- Do this: For this exercise, output only the lines between the "Emit a Python" line and the "from bokeh.resources import INLINE" line, both of them included, and skip all pictures.

- Provided records:
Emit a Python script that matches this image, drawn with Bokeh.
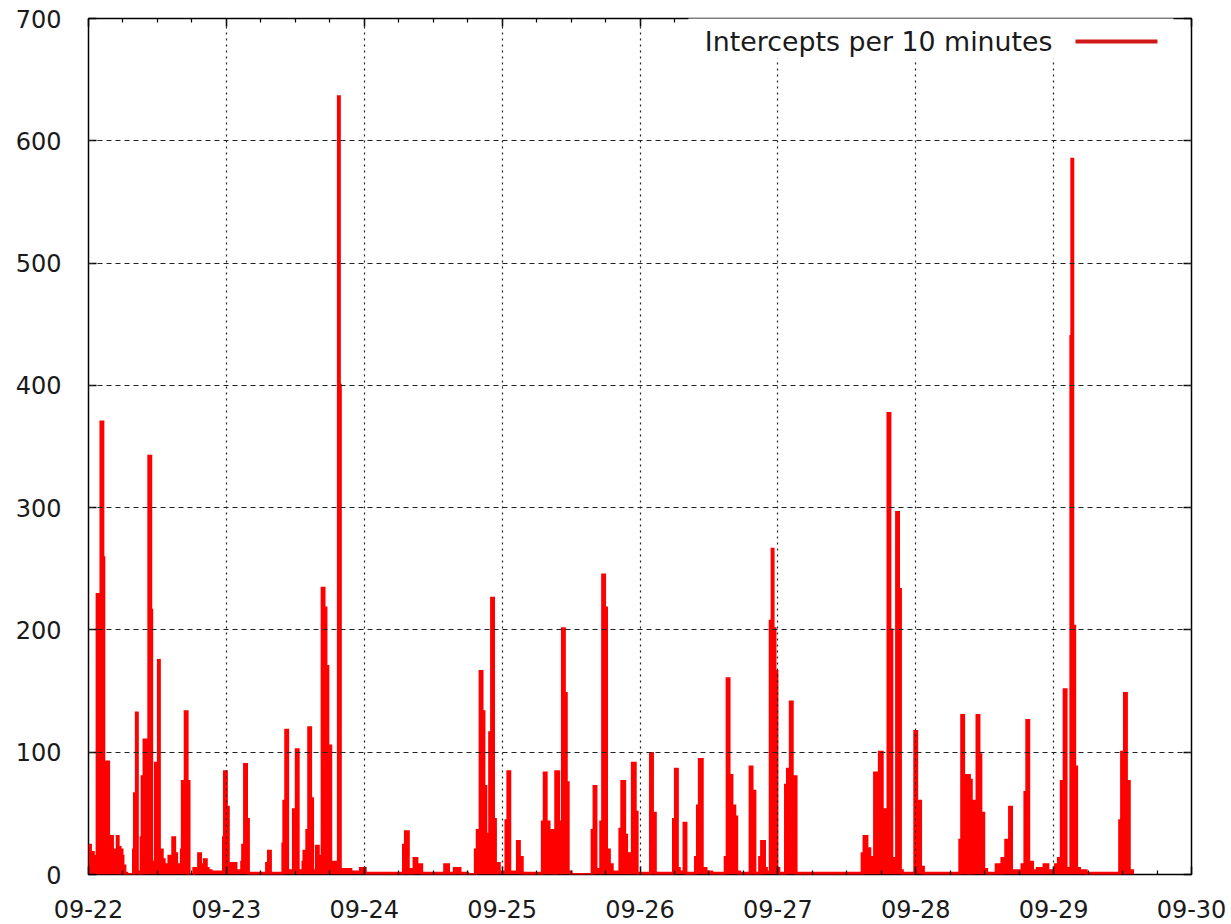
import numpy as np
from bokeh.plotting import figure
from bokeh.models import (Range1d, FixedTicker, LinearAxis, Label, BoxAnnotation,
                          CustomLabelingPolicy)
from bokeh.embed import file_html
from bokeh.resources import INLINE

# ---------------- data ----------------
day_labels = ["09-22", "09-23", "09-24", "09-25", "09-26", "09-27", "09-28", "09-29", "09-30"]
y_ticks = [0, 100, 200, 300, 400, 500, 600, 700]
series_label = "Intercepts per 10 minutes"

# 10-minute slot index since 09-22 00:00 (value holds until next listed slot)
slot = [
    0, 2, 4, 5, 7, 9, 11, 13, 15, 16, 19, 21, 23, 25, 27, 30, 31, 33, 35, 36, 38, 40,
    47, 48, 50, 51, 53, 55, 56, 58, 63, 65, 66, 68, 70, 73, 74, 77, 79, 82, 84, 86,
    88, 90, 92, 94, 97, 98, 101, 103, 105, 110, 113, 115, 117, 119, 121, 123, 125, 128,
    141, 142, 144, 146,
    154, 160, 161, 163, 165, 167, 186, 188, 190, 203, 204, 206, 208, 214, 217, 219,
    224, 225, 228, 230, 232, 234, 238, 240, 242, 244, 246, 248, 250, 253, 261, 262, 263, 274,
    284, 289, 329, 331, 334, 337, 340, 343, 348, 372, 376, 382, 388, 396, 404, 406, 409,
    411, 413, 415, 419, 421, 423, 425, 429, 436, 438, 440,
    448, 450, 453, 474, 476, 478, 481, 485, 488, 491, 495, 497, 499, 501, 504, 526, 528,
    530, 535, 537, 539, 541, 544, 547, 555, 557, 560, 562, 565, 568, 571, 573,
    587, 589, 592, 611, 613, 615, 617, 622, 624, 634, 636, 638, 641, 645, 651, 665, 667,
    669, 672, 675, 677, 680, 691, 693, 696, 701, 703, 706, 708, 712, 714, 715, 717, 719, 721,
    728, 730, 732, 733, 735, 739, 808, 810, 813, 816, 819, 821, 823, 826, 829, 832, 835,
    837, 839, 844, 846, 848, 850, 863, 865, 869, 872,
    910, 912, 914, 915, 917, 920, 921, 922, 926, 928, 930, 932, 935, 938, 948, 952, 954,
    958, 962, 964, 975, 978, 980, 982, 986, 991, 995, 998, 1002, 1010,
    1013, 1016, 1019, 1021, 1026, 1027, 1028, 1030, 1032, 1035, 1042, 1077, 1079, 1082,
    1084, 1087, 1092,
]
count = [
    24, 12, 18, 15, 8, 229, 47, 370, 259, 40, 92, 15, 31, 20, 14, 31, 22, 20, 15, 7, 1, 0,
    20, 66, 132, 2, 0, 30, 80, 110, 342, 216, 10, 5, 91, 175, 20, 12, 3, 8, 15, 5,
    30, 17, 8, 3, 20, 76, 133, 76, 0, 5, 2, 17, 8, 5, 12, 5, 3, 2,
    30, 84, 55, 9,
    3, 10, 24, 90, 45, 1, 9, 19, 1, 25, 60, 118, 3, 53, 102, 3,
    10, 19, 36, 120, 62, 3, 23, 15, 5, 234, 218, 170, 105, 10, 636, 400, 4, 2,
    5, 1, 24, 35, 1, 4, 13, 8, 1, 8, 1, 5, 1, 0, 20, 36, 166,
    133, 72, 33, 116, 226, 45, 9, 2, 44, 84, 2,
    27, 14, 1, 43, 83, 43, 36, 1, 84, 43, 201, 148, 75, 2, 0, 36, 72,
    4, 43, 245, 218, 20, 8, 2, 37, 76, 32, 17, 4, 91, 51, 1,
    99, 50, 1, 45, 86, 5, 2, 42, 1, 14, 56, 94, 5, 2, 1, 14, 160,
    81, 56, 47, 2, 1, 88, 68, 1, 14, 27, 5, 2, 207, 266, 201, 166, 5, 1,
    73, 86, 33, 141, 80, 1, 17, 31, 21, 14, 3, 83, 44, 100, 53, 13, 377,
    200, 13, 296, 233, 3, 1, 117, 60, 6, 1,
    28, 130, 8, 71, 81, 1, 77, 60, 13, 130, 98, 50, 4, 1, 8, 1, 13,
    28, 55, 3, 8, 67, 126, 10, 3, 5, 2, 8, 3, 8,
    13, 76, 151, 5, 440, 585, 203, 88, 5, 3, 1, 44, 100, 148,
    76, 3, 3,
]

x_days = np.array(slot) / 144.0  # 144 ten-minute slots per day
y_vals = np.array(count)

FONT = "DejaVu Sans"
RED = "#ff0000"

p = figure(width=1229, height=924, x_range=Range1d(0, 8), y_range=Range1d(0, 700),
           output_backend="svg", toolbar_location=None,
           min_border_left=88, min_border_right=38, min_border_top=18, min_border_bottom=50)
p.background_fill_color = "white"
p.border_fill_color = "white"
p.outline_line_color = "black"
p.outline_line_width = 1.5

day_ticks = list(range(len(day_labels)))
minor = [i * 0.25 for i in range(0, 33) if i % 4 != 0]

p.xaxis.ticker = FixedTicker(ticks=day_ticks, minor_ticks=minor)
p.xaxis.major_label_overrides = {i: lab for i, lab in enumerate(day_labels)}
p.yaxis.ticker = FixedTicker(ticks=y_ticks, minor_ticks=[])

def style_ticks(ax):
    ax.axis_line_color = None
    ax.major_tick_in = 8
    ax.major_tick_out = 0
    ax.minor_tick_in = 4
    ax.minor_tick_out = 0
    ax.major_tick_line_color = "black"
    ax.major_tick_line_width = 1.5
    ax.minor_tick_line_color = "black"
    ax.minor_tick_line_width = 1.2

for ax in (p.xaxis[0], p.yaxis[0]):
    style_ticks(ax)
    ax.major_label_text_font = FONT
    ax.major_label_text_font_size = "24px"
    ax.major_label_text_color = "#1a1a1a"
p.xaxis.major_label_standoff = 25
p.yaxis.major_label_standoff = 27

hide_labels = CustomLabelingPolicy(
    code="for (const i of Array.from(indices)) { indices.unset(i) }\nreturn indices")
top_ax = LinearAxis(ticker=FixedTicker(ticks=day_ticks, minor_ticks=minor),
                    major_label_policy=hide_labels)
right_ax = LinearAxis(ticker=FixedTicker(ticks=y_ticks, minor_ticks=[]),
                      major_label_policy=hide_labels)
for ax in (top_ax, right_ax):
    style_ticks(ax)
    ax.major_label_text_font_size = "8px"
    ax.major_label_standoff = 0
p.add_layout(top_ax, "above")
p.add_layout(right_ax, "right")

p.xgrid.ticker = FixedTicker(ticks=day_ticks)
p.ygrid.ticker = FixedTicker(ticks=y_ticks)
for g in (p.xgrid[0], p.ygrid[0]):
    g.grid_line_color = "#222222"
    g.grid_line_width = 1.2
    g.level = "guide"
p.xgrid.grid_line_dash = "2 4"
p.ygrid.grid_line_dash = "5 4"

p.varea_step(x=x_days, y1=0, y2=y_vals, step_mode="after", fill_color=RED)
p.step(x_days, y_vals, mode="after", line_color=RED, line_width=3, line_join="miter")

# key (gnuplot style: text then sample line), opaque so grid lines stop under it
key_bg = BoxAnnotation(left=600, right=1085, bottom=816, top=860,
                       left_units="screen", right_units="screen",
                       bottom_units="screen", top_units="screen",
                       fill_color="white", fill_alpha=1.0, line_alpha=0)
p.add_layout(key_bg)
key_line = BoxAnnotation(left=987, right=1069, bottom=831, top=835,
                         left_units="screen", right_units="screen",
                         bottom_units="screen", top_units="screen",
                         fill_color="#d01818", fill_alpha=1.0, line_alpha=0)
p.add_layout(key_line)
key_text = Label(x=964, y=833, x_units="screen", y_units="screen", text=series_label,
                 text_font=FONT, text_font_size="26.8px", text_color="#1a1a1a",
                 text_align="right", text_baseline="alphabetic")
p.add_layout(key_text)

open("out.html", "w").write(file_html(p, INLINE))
* * *
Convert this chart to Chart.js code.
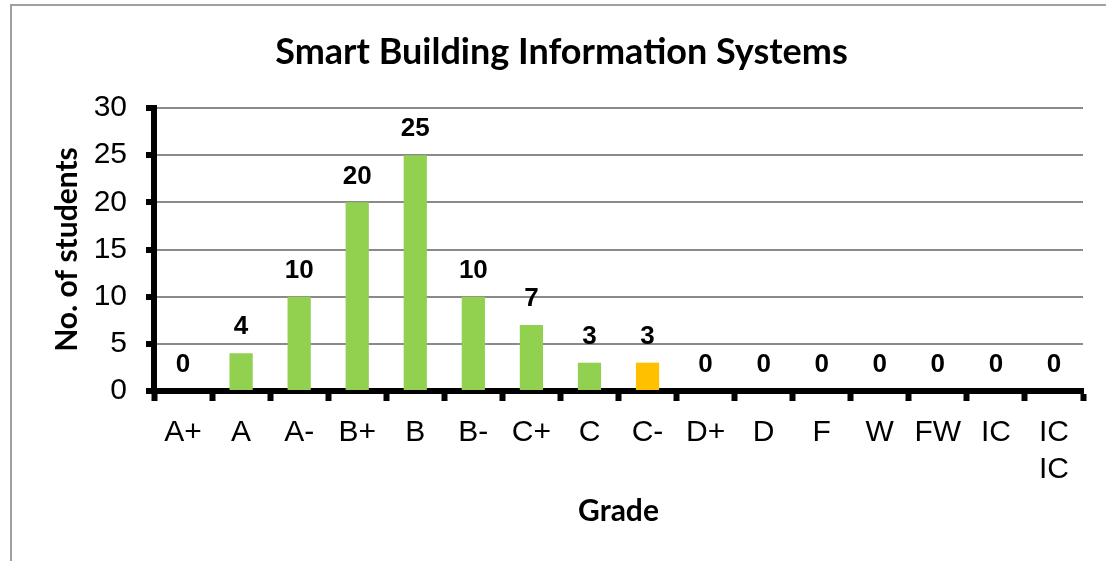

- Answer for the task:
Emit a Python script that matches this image, drawn with Bokeh.
import numpy as np
from bokeh.plotting import figure
from bokeh.models import (Range1d, FixedTicker, LinearAxis, Label, BoxAnnotation,
                          CustomLabelingPolicy)
from bokeh.embed import file_html
from bokeh.resources import INLINE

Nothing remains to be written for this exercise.